Turquie - Arménie: le rideau de fer ?

«Chaque année, il y a 300 millions de dollars [environ 245 millions d’euros, ndlr] d’échanges entre les deux pays. Là-dedans, Kars ne représente que 1 %», analyse Noyan Soyak, un entrepreneur d’Istanbul qui, en 1997, a cofondé le Conseil de développement du commerce arméno-turc (TABDC). Pour atteindre ces chiffres, il a fallu se jouer de cette frontière hermétique : «Les échanges commerciaux transitent via la Géorgie et l’Iran. Il y a aussi quatre vols par semaine entre Istanbul et Erevan.» Pour Noyan, l’ouverture de la frontière serait plus que bénéfique pour les régions limitrophes. L’une des mannes, selon lui : le tourisme. «Côté turc, il y a des sites historiques importants pour les Arméniens, comme l’ancienne cité d’Ani, située juste sur la frontière. Mais, pour y aller en bus, il leur faut treize heures Aujourd’hui, la situation ne prête guère à l’optimisme : la question de la frontière arméno-turque est reléguée dans les tréfonds des priorités diplomatiques d’un président Erdogan au discours toujours plus nationaliste et obnubilé par le dossier syrien. Mais Noyan Soyak croit encore fermement à un avenir commun entre les deux pays. «Si la frontière est ouverte, cela pourrait amener ensuite l’Arménie et l’Azerbaïdjan à en faire de même, créant ainsi une route reliant l’Asie à l’Europe», avance-t-il.

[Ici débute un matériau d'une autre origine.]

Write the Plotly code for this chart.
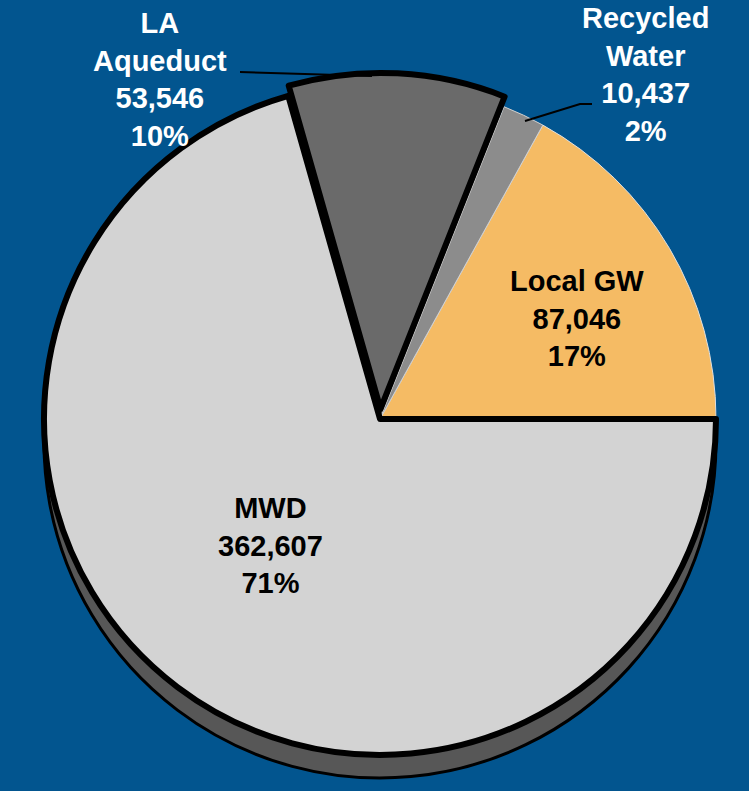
import plotly.graph_objects as go

# ---- data ----
names = ["Local GW", "Recycled<br>Water", "LA<br>Aqueduct", "MWD"]
values = [87046, 10437, 53546, 362607]
colors = ["#F5BB64", "#8C8C8C", "#6A6A6A", "#D3D3D3"]
pulls = [0, 0, 0.03, 0]

W, H = 749, 791
BG = "#02558F"
total = sum(values)
pcts = [round(v / total * 100) for v in values]

# first slice starts at 3 o'clock and runs counterclockwise
rot = 90 - 360 * values[0] / total

# geometry of pie (pixels)
cx, cy, r = 380, 419, 336
maxpull = max(pulls)
half = r * (1 + maxpull)
depth = 23


def dom(cyp):
    return dict(
        x=[max(0, (cx - half) / W), min(1, (cx + half) / W)],
        y=[max(0, (H - cyp - half) / H), min(1, (H - cyp + half) / H)],
    )


fig = go.Figure()
# 3D side (shadow pie)
fig.add_trace(go.Pie(
    values=values, labels=names, sort=False, direction="counterclockwise",
    rotation=rot, pull=pulls, domain=dom(cy + depth), textinfo="none",
    marker=dict(colors=["#575757"] * 4, line=dict(color="#000000", width=3)),
    hoverinfo="skip", showlegend=False,
))
# top surface
fig.add_trace(go.Pie(
    values=values, labels=names, sort=False, direction="counterclockwise",
    rotation=rot, pull=pulls, domain=dom(cy), textinfo="none",
    marker=dict(colors=colors,
                line=dict(color=["#E0E0E0", "#D0D0D0", "#000000", "#000000"],
                          width=[1, 1, 6, 6])),
    showlegend=False,
))

label_pos = [(577, 318, "black"), (645, 74, "white"), (160, 79, "white"), (270, 545, "black")]
for n, v, p, (x, y, c) in zip(names, values, pcts, label_pos):
    fig.add_annotation(
        x=x / W, y=1 - y / H, xref="paper", yref="paper", showarrow=False,
        text=f"<b>{n}<br>{v:,}<br>{p}%</b>",
        font=dict(family="Arial, Liberation Sans, sans-serif", size=29, color=c),
        xanchor="center", yanchor="middle", align="center",
    )


def P(x, y):
    return f"{x / W:.5f} {1 - y / H:.5f}"


fig.add_shape(type="path", xref="paper", yref="paper",
              path=f"M {P(240, 72)} L {P(372, 76)}",
              line=dict(color="black", width=2))
fig.add_shape(type="path", xref="paper", yref="paper",
              path=f"M {P(592, 104)} L {P(580, 104)} L {P(525, 121)}",
              line=dict(color="black", width=2))

fig.update_layout(
    width=W, height=H, margin=dict(l=0, r=0, t=0, b=0),
    paper_bgcolor=BG, plot_bgcolor=BG, showlegend=False,
)
fig.write_html("out.html")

«Quand l’Arménie rendra les territoires occupés à l’Azerbaïdjan, nous changerons de politique envers eux», tranche sèchement Adem Calkin, dirigeant local de l’AKP. Ici, on ne transige pas avec la politique du président Erdogan. A Ankara comme à Kars, personne ne souhaite froisser le régime d’Azerbaidjan qui entend faire plier l’Arménie par un blocus diplomatique et géographique déjà vieux d’un quart de siècle. «La frontière ne pouvant être ouverte, on a donc contourné l’Arménie avec des projets comme avec le train Bakou-Tbilissi-Kars, inauguré cette année», rappelle Fahri Ötegen, le président de la chambre de commerce locale. Et de mettre en lumière d’autres infrastructures évitant le territoire arménien, à l’instar de l’oléoduc Bakou-Tbilissi-Ceyhan (ville turque près de la côte méditerranéenne) ou encore le gazoduc Bakou-Tbilissi-Erzurum. Pour l’homme d’affaires, les enjeux économiques turco-azéris priment : «L’Arménie est un petit pays, peu développé. Alors qu’avec l’Azerbaïdjan, notre volume d’échanges pèse plusieurs milliards de dollars. En tant que businessman, vous avez des priorités.»

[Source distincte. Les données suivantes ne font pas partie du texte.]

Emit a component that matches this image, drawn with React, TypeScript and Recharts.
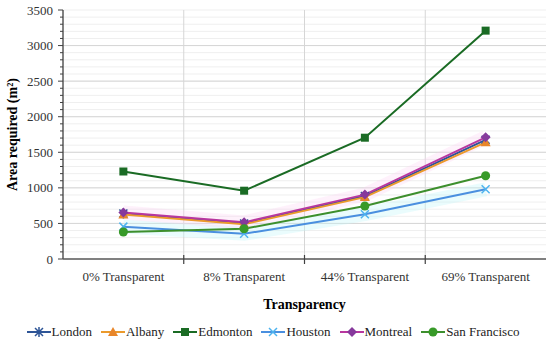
import {
  CartesianGrid,
  Label,
  Legend,
  Line,
  LineChart,
  ReferenceLine,
  XAxis,
  YAxis,
} from "recharts";

const categories = [
  "0% Transparent",
  "8% Transparent",
  "44% Transparent",
  "69% Transparent",
];
const london = [640, 500, 885, 1675];
const albany = [625, 490, 870, 1640];
const edmonton = [1230, 960, 1705, 3210];
const houston = [455, 355, 630, 980];
const montreal = [655, 515, 905, 1710];
const sanFrancisco = [380, 425, 745, 1170];

const yTicks = Array.from({ length: 36 }, (_, i) => i * 100);
const yMajor = [500, 1000, 1500, 2000, 2500, 3000];

const FONT = "Liberation Serif, DejaVu Serif, serif";

type Shape = "star" | "triangle" | "square" | "x" | "diamond" | "circle";

const series: {
  key: string;
  name: string;
  line: string;
  marker: string;
  shape: Shape;
}[] = [
  { key: "london", name: "London", line: "#2e5597", marker: "#2e5597", shape: "star" },
  { key: "albany", name: "Albany", line: "#eb9a2c", marker: "#e8862a", shape: "triangle" },
  { key: "edmonton", name: "Edmonton", line: "#1a6b24", marker: "#1a6b24", shape: "square" },
  { key: "houston", name: "Houston", line: "#4a8fdf", marker: "#4db3ef", shape: "x" },
  { key: "montreal", name: "Montreal", line: "#b8379f", marker: "#86399c", shape: "diamond" },
  { key: "sanFrancisco", name: "San Francisco", line: "#3d8f2d", marker: "#379a28", shape: "circle" },
];

const data = categories.map((name, i) => ({
  name,
  pos: i + 0.5,
  london: london[i],
  albany: albany[i],
  edmonton: edmonton[i],
  houston: houston[i],
  montreal: montreal[i],
  sanFrancisco: sanFrancisco[i],
}));

function Marker({
  shape,
  cx,
  cy,
  color,
}: {
  shape: Shape;
  cx: number;
  cy: number;
  color: string;
}) {
  switch (shape) {
    case "square":
      return <rect x={cx - 4} y={cy - 4} width={8} height={8} fill={color} />;
    case "circle":
      return <circle cx={cx} cy={cy} r={4.5} fill={color} />;
    case "diamond":
      return (
        <path
          d={`M${cx},${cy - 5}L${cx + 5},${cy}L${cx},${cy + 5}L${cx - 5},${cy}Z`}
          fill={color}
        />
      );
    case "triangle":
      return (
        <path
          d={`M${cx},${cy - 5}L${cx + 5},${cy + 4}L${cx - 5},${cy + 4}Z`}
          fill={color}
        />
      );
    case "x":
      return (
        <path
          d={`M${cx - 4},${cy - 4}L${cx + 4},${cy + 4}M${cx - 4},${cy + 4}L${cx + 4},${cy - 4}`}
          stroke={color}
          strokeWidth={1.5}
        />
      );
    default:
      return (
        <path
          d={`M${cx - 4},${cy - 4}L${cx + 4},${cy + 4}M${cx - 4},${cy + 4}L${cx + 4},${cy - 4}M${cx},${cy - 5}L${cx},${cy + 5}`}
          stroke={color}
          strokeWidth={1.5}
        />
      );
  }
}

function XTick({ x, y, payload }: { x: number; y: number; payload: { value: number } }) {
  const v = payload.value;
  if (Number.isInteger(v)) {
    if (v === 0 || v === 4) return null;
    return <line x1={x} x2={x} y1={y - 4} y2={y + 5} stroke="#404040" strokeWidth={1.2} />;
  }
  return (
    <text x={x} y={y + 22} textAnchor="middle" style={{ fontFamily: FONT }} fontSize={13} fill="#333">
      {categories[Math.floor(v)]}
    </text>
  );
}

function YTick({ x, y, payload }: { x: number; y: number; payload: { value: number } }) {
  const v = payload.value;
  const major = v % 500 === 0;
  return (
    <g>
      <line x1={x - (major ? 5 : 3)} x2={x} y1={y} y2={y} stroke="#404040" strokeWidth={1} />
      {major && (
        <text x={x - 10} y={y + 4.5} textAnchor="end" style={{ fontFamily: FONT }} fontSize={13} fill="#333">
          {v}
        </text>
      )}
    </g>
  );
}

function LegendContent() {
  return (
    <div
      style={{
        display: "flex",
        justifyContent: "center",
        gap: 9,
        paddingTop: 3,
        fontFamily: FONT,
        fontSize: 13,
        color: "#222",
        lineHeight: "16px",
      }}
    >
      {series.map((s) => (
        <span key={s.key} style={{ display: "inline-flex", alignItems: "center" }}>
          <svg width={24} height={10} style={{ marginRight: 1 }}>
            <line x1={0} y1={5} x2={24} y2={5} stroke={s.line} strokeWidth={2} />
            <Marker shape={s.shape} cx={12} cy={5} color={s.marker} />
          </svg>
          {s.name}
        </span>
      ))}
    </div>
  );
}

export default function App() {
  return (
    <div style={{ position: "absolute", left: 0, top: 0, background: "#fff" }}>
      <LineChart
        width={550}
        height={339}
        data={data}
        margin={{ top: 10, right: 4, left: 0, bottom: 0 }}
      >
        <CartesianGrid vertical={false} stroke="#efefef" />
        {yMajor.map((v) => (
          <ReferenceLine key={v} y={v} stroke="#d6d6d6" />
        ))}
        {[1, 2, 3].map((v) => (
          <ReferenceLine key={v} x={v} stroke="#d6d6d6" />
        ))}
        <XAxis
          dataKey="pos"
          type="number"
          domain={[0, 4]}
          ticks={[0, 0.5, 1, 1.5, 2, 2.5, 3, 3.5, 4]}
          interval={0}
          tickSize={0}
          tickMargin={0}
          tickLine={false}
          tick={XTick}
          height={62}
          axisLine={{ stroke: "#595959", strokeWidth: 1.5 }}
        >
          <Label
            content={(p: any) => (
              <text
                x={p.viewBox.x + p.viewBox.width / 2}
                y={p.viewBox.y + 50}
                textAnchor="middle"
                style={{ fontFamily: FONT }}
                fontSize={14}
                fontWeight="bold"
                fill="#000"
              >
                Transparency
              </text>
            )}
          />
        </XAxis>
        <XAxis
          xAxisId="top"
          orientation="top"
          type="number"
          domain={[0, 4]}
          height={0}
          tick={false}
          tickLine={false}
          axisLine={{ stroke: "#6b6b6b", strokeWidth: 1.5 }}
        />
        <YAxis
          type="number"
          domain={[0, 3500]}
          ticks={yTicks}
          interval={0}
          tickSize={0}
          tickMargin={0}
          tickLine={false}
          tick={YTick}
          width={63}
          axisLine={{ stroke: "#595959", strokeWidth: 1.5 }}
        >
          <Label
            content={(p: any) => {
              const cx = 17;
              const cy = p.viewBox.y + p.viewBox.height / 2;
              return (
                <text
                  x={cx}
                  y={cy}
                  transform={`rotate(-90, ${cx}, ${cy})`}
                  textAnchor="middle"
                  style={{ fontFamily: FONT }}
                  fontSize={14}
                  fontWeight="bold"
                  fill="#000"
                >
                  Area required (m²)
                </text>
              );
            }}
          />
        </YAxis>
        <YAxis
          yAxisId="right"
          orientation="right"
          width={0}
          tick={false}
          tickLine={false}
          axisLine={{ stroke: "#6b6b6b", strokeWidth: 1.5 }}
        />
        <Legend verticalAlign="bottom" height={18} content={<LegendContent />} />
        <Line
          dataKey="houston"
          stroke="#c4f6f8"
          strokeOpacity={0.35}
          strokeWidth={14}
          dot={false}
          activeDot={false}
          legendType="none"
          isAnimationActive={false}
        />
        <Line
          dataKey="montreal"
          stroke="#fbd2f2"
          strokeOpacity={0.3}
          strokeWidth={14}
          dot={false}
          activeDot={false}
          legendType="none"
          isAnimationActive={false}
        />
        {series.map((s) => (
          <Line
            key={s.key}
            dataKey={s.key}
            name={s.name}
            stroke={s.line}
            strokeWidth={2}
            isAnimationActive={false}
            dot={(p: any) => (
              <Marker
                key={`${s.key}-${p.index}`}
                shape={s.shape}
                cx={p.cx}
                cy={p.cy}
                color={s.marker}
              />
            )}
          />
        ))}
      </LineChart>
    </div>
  );
}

Pourtant, côté arménien, les esprits sont prêts, promet Artusha Mkrtchyan, créateur du «Centre caucasien pour la proposition de méthodes de résolution des conflits non conventionnels». «En Arménie, les anciennes générations ont toujours peur des Turcs, en lien avec ce qu’il s’est passé dans l’histoire. Mais les nouvelles générations, elles, ont envie de créer des liens, notamment économiques», avance-t-il. Selon lui le véritable frein se trouve à Ankara : «Il doit y avoir un changement de la politique turque envers l’Azerbaïdjan et un retour vers les valeurs démocratiques. Je pense donc qu’il ne peut y avoir de changement tant que Recep Tayyip Erdogan est au pouvoir.»